--- EXERCISE ---
Set down exactly, please, each line from the one containing "Output the web" through the one containing "const infoLines = ['OPPDATERT', '19.", both lines included, and no other line.

Plotting code records
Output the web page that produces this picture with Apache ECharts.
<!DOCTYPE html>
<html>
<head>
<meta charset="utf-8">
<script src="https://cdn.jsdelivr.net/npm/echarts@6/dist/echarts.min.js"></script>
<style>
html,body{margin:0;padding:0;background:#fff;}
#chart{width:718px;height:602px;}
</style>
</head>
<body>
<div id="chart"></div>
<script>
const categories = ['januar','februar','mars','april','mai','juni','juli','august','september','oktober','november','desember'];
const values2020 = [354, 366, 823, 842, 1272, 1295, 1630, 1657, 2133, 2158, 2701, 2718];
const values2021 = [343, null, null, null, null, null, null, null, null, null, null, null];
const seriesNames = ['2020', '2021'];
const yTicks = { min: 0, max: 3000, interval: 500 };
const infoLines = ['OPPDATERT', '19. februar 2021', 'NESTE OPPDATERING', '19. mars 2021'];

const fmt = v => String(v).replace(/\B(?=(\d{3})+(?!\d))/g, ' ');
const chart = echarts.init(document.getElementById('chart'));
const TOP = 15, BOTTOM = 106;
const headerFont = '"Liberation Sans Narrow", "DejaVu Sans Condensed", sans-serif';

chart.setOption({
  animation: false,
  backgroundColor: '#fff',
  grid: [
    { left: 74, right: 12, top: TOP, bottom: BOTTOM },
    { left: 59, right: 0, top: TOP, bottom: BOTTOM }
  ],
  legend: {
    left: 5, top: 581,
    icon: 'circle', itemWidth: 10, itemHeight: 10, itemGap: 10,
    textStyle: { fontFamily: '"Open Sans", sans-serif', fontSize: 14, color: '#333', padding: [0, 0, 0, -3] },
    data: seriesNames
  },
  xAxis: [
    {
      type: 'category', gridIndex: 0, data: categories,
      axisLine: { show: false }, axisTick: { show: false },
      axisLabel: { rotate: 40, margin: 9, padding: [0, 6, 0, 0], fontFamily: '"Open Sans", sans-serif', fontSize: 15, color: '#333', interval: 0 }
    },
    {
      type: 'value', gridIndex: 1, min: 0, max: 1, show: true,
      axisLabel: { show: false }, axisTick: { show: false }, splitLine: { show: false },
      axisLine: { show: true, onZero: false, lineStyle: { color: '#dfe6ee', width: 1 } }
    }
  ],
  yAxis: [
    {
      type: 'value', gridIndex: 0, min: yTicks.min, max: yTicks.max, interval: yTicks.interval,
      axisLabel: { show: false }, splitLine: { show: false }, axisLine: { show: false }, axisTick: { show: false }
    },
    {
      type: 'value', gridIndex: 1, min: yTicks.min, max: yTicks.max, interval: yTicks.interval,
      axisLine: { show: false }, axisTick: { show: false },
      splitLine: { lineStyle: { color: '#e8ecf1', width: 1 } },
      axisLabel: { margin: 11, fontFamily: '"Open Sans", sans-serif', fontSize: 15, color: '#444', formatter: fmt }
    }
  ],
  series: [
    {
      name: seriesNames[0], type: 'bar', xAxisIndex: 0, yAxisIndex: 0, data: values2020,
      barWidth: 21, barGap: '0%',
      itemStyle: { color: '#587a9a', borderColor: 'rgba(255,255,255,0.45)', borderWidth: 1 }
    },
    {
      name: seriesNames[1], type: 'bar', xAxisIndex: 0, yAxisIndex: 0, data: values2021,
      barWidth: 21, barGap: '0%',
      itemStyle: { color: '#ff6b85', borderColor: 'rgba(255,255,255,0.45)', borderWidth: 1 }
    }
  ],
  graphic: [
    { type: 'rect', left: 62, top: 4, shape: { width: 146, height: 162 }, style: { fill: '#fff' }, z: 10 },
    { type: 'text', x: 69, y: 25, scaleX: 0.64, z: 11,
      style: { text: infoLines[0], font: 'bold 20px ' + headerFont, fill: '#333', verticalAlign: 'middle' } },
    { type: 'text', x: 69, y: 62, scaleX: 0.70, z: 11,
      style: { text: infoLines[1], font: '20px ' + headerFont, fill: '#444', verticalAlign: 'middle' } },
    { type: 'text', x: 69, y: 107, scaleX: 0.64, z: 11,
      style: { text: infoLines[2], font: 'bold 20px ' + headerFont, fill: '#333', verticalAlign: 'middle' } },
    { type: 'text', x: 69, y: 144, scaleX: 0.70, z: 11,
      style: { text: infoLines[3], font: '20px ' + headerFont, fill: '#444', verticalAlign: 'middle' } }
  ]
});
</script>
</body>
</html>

--

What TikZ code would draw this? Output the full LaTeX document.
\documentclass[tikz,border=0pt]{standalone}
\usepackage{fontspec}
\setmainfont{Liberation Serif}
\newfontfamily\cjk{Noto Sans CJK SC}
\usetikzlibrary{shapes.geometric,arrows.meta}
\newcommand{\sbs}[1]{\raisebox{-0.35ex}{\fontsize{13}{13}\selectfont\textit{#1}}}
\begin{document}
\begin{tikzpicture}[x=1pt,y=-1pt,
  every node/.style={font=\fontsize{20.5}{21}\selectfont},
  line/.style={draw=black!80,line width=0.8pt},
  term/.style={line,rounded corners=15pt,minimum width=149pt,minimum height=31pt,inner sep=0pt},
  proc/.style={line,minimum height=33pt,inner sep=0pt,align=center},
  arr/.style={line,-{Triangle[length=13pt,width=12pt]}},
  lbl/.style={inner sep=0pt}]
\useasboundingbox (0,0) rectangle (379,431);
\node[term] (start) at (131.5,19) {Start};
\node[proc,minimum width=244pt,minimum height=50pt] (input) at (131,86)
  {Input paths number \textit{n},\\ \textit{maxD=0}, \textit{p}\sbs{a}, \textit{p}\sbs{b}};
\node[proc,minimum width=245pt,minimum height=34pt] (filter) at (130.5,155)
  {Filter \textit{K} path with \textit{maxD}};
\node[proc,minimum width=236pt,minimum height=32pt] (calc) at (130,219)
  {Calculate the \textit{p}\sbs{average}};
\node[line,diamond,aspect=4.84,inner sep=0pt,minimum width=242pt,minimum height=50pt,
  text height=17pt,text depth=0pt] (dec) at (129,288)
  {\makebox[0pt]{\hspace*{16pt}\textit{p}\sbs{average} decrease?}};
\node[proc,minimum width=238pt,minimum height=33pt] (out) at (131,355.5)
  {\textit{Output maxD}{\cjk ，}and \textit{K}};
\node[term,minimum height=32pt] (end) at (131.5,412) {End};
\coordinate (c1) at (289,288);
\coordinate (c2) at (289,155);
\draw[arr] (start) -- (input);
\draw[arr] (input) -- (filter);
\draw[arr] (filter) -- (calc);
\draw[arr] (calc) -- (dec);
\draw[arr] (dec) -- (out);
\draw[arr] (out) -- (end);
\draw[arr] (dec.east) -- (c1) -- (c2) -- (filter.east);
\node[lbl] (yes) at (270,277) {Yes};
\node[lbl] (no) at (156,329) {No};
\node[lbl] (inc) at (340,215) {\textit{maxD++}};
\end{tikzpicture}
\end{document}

--- FINAL ANSWER ---
Output the web page that produces this picture with Apache ECharts.
<!DOCTYPE html>
<html>
<head>
<meta charset="utf-8">
<script src="https://cdn.jsdelivr.net/npm/echarts@6/dist/echarts.min.js"></script>
<style>
html,body{margin:0;padding:0;background:#fff;}
#chart{width:718px;height:602px;}
</style>
</head>
<body>
<div id="chart"></div>
<script>
const categories = ['januar','februar','mars','april','mai','juni','juli','august','september','oktober','november','desember'];
const values2020 = [354, 366, 823, 842, 1272, 1295, 1630, 1657, 2133, 2158, 2701, 2718];
const values2021 = [343, null, null, null, null, null, null, null, null, null, null, null];
const seriesNames = ['2020', '2021'];
const yTicks = { min: 0, max: 3000, interval: 500 };
const infoLines = ['OPPDATERT', '19. februar 2021', 'NESTE OPPDATERING', '19. mars 2021'];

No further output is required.